• _What the exercise asks_: Print the listing from its top line through the line containing "plt.rcParams['font.family'] = ['Roboto', 'DejaVu", nothing more, and leave out the pictures.

• _Data segment_:
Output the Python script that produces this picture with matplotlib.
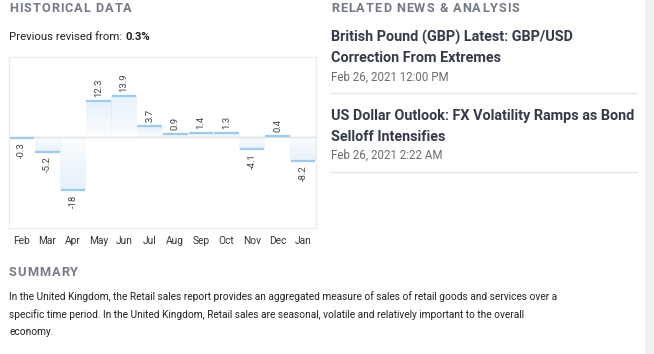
import numpy as np
from matplotlib import pyplot as plt
from matplotlib import font_manager
from matplotlib.patches import Rectangle

plt.rcParams['font.family'] = ['Roboto', 'DejaVu Sans']

# data
months = ["Feb", "Mar", "Apr", "May", "Jun", "Jul", "Aug", "Sep", "Oct", "Nov", "Dec", "Jan"]
values = [-0.3, -5.2, -18, 12.3, 13.9, 3.7, 0.9, 1.4, 1.3, -4.1, 0.4, -8.2]
value_labels = ["-0.3", "-5.2", "-18", "12.3", "13.9", "3.7", "0.9", "1.4", "1.3", "-4.1", "0.4", "-8.2"]
previous_revised = "0.3%"
news_titles = [["British Pound (GBP) Latest: GBP/USD", "Correction From Extremes"],
               ["US Dollar Outlook: FX Volatility Ramps as Bond", "Selloff Intensifies"]]
news_dates = ["Feb 26, 2021 12:00 PM", "Feb 26, 2021 2:22 AM"]
summary_lines = ["In the United Kingdom, the Retail sales report provides an aggregated measure of sales of retail goods and services over a",
                 "specific time period. In the United Kingdom, Retail sales are seasonal, volatile and relatively important to the overall",
                 "economy."]

W, H = 654, 354
fig = plt.figure(figsize=(W / 100, H / 100), dpi=100)
fig.patch.set_facecolor("white")
r = fig.canvas.get_renderer()


def fy(y):
    return 1 - y / H


def fx(x):
    return x / W


heading = font_manager.FontProperties(family="Roboto", weight="bold", size=9.2)
head_col = "#737a85"


def text_width(s, fp):
    t = fig.text(0, 0, s + "I", fontproperties=fp)
    w = t.get_window_extent(r).width
    t.remove()
    t = fig.text(0, 0, "I", fontproperties=fp)
    w -= t.get_window_extent(r).width
    t.remove()
    return w


def spaced_text(x, y, s, fp, spacing, color):
    # no letter-spacing in matplotlib, so place each char by hand
    for i, ch in enumerate(s):
        xx = x + text_width(s[:i], fp) + i * spacing if i else x
        fig.text(fx(xx), fy(y), ch, fontproperties=fp, color=color, va="center", ha="left")


# page headings
spaced_text(9, 9, "HISTORICAL DATA", heading, 1.0, head_col)
spaced_text(331, 9, "RELATED NEWS & ANALYSIS", heading, 1.0, head_col)
spaced_text(9, 273, "SUMMARY", heading, 1.0, head_col)

t = fig.text(fx(9), fy(37), "Previous revised from: ", fontsize=8.2, color="#222222", va="center")
wp = t.get_window_extent(r).width
fig.text(fx(9 + wp), fy(37), previous_revised, fontsize=8.2, color="#222222", va="center", weight="bold")

# related news
title_y = [[37, 58], [116, 137]]
date_y = [77, 155]
sep_y = [93, 172]
for k in range(2):
    for line, yy in zip(news_titles[k], title_y[k]):
        fig.text(fx(331), fy(yy), line, fontsize=10.4, weight="bold", color="#343b47", va="center")
    fig.text(fx(331), fy(date_y[k]), news_dates[k], fontsize=8.3, color="#6c6c6c", va="center")
    fig.add_artist(plt.Line2D([fx(331), fx(637)], [fy(sep_y[k]), fy(sep_y[k])], color="#e6e6e6", lw=1))

# summary
for line, yy in zip(summary_lines, [297, 315, 332]):
    fig.text(fx(9), fy(yy), line, fontsize=7.3, color="#222222", va="center")

# scrollbar strip
fig.add_artist(Rectangle((fx(645), 0), fx(9), 1, transform=fig.transFigure, color="#f1f1f1", lw=0))

# chart
ax = fig.add_axes([fx(9), fy(228), fx(307), (228 - 57) / H])
for s in ax.spines.values():
    s.set_color("#ececec")
    s.set_linewidth(1)
ax.set_xticks([])
ax.set_yticks([])

line_col = "#9dcaf0"
base = np.array([0x9d, 0xca, 0xf0]) / 255
grad = np.zeros((64, 1, 4))
grad[:, 0, :3] = base
grad[:, 0, 3] = np.linspace(0.04, 0.26, 64)

for i, v in enumerate(values):
    ax.imshow(grad, extent=(i - 0.5, i + 0.5, 0, v), origin="lower", aspect="auto", zorder=1)
    ax.plot([i - 0.48, i + 0.48], [v, v], color=line_col, lw=1.6, zorder=3, solid_capstyle="butt")
    off = 3 if v >= 0 else -3
    ax.annotate(value_labels[i], (i, v), xytext=(0, off), textcoords="offset points",
                rotation=90, ha="center", va="bottom" if v >= 0 else "top",
                fontsize=6.8, color="#444444")

ax.axhline(0, color="#e4e4e4", lw=1, zorder=0)
ax.set_xlim(-0.5, len(months) - 0.5)
ax.set_ylim(-30.8, 27.1)

for i, m in enumerate(months):
    ax.annotate(m, (i, 0), xycoords=("data", "axes fraction"), xytext=(0, -9),
                textcoords="offset points", ha="center", va="center", fontsize=7.3, color="#333333")

plt.savefig("out.png", dpi=100)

• _The output_:
Output the Python script that produces this picture with matplotlib.
import numpy as np
from matplotlib import pyplot as plt
from matplotlib import font_manager
from matplotlib.patches import Rectangle

plt.rcParams['font.family'] = ['Roboto', 'DejaVu Sans']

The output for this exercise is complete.